> **Aim**
Copy the listing below in full and skip every picture.

----- Dataset extract

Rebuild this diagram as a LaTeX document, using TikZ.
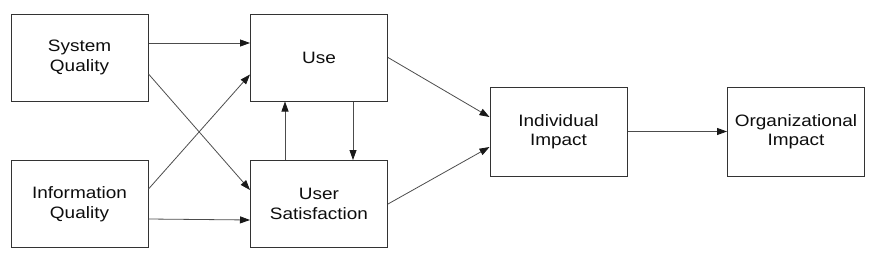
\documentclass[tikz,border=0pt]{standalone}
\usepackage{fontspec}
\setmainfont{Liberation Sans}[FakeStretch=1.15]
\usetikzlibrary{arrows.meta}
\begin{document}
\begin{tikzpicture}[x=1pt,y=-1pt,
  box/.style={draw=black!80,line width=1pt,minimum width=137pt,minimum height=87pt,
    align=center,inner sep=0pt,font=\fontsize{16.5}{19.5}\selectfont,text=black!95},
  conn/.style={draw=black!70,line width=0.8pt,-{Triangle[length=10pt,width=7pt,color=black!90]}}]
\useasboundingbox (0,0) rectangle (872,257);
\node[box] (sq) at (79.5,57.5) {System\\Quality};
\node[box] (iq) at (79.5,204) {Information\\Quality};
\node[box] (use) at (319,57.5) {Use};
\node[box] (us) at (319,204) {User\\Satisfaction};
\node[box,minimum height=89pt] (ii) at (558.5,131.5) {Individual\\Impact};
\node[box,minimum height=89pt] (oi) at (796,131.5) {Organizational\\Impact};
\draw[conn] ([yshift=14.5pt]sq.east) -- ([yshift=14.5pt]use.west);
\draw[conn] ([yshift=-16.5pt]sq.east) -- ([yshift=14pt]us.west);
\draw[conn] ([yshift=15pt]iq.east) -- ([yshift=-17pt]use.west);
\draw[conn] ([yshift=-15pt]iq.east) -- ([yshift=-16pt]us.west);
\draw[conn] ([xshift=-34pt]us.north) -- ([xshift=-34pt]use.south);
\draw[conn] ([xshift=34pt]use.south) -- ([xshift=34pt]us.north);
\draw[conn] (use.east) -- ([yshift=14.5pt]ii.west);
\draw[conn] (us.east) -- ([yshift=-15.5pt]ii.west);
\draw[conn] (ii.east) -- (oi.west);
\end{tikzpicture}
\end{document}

----------

> **Task answer**
Rebuild this diagram as a LaTeX document, using TikZ.
\documentclass[tikz,border=0pt]{standalone}
\usepackage{fontspec}
\setmainfont{Liberation Sans}[FakeStretch=1.15]
\usetikzlibrary{arrows.meta}
\begin{document}
\begin{tikzpicture}[x=1pt,y=-1pt,
  box/.style={draw=black!80,line width=1pt,minimum width=137pt,minimum height=87pt,
    align=center,inner sep=0pt,font=\fontsize{16.5}{19.5}\selectfont,text=black!95},
  conn/.style={draw=black!70,line width=0.8pt,-{Triangle[length=10pt,width=7pt,color=black!90]}}]
\useasboundingbox (0,0) rectangle (872,257);
\node[box] (sq) at (79.5,57.5) {System\\Quality};
\node[box] (iq) at (79.5,204) {Information\\Quality};
\node[box] (use) at (319,57.5) {Use};
\node[box] (us) at (319,204) {User\\Satisfaction};
\node[box,minimum height=89pt] (ii) at (558.5,131.5) {Individual\\Impact};
\node[box,minimum height=89pt] (oi) at (796,131.5) {Organizational\\Impact};
\draw[conn] ([yshift=14.5pt]sq.east) -- ([yshift=14.5pt]use.west);
\draw[conn] ([yshift=-16.5pt]sq.east) -- ([yshift=14pt]us.west);
\draw[conn] ([yshift=15pt]iq.east) -- ([yshift=-17pt]use.west);
\draw[conn] ([yshift=-15pt]iq.east) -- ([yshift=-16pt]us.west);
\draw[conn] ([xshift=-34pt]us.north) -- ([xshift=-34pt]use.south);
\draw[conn] ([xshift=34pt]use.south) -- ([xshift=34pt]us.north);
\draw[conn] (use.east) -- ([yshift=14.5pt]ii.west);
\draw[conn] (us.east) -- ([yshift=-15.5pt]ii.west);
\draw[conn] (ii.east) -- (oi.west);
\end{tikzpicture}
\end{document}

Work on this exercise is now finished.